Quanto al termine ‘nuovo’ che si vorrebbe imporre, entrambe le fonti precisano che si tratta di derivato dal prenome di Galloway: lo diceva già l’ennesimo libro sulla corsa per le donne, Run Mummy Run: Inspiring Women to Be Fit, Healthy and Happy, di Leanne Davies e Lucy Waterlow (2018, cap. 2).

In attesa che i dizionari online più aperti ad ogni sozzura neologistica lo includano, “Men’s Health”, evidentemente più a conoscenza dello slang, avverte: Jeffing non ha niente a che fare con le parolacce. Excusatio non petita, perché lo dice? Dai dizionari storici si apprende che il jeffing era un gioco d’azzardo praticato un tempo (oggi però almost entirely out of practice, secondo l’autorevole dizionario inglese di Oxford) lanciando in aria delle specie di dadi che su una faccia avevano incisa una tacca, che doveva restare sul lato alto. Se andava male, la parola jeffing assumeva un significato affine al termine usato da Fantozzi per la Corazzata Potemkin.

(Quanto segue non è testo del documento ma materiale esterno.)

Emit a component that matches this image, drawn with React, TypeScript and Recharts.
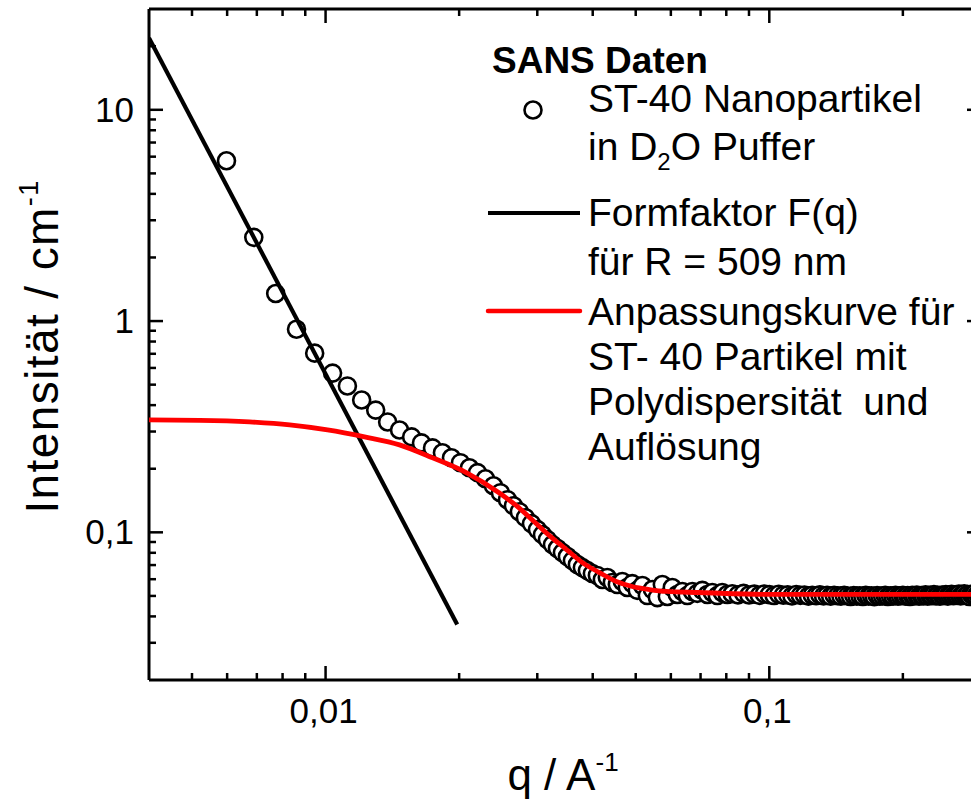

Probabilmente da ciò, o dal comportamento del giocatore perdente (ma ammetto di non aver trovato spiegazioni convincenti) si è diffuso il modo effing and jeffing, qualcosa come “urlare e imprecare”: il traduttore Reverso di Google (https://context.reverso.net) porta vari esempi, tra cui He started effing and jeffing and, "Anybody mentions the effing photofits to me again, they'll be doing traffic for the rest of their service, tradotto "Cominciò a urlare e imprecare: "Chiunque menzioni ancora quel c* di identikit, dirigerà il traffico per il resto della sua carriera" (suppongo sia la minaccia di un capo-poliziotto ai suoi dipendenti).

Insomma, un po’ come se dagli insegnamenti dell’ottimo Gianni De Madonna si traesse, in Italia, un verbo “madonnare”. Collega Fregonara, tu chiamalo, se vuoi, un modo gentile.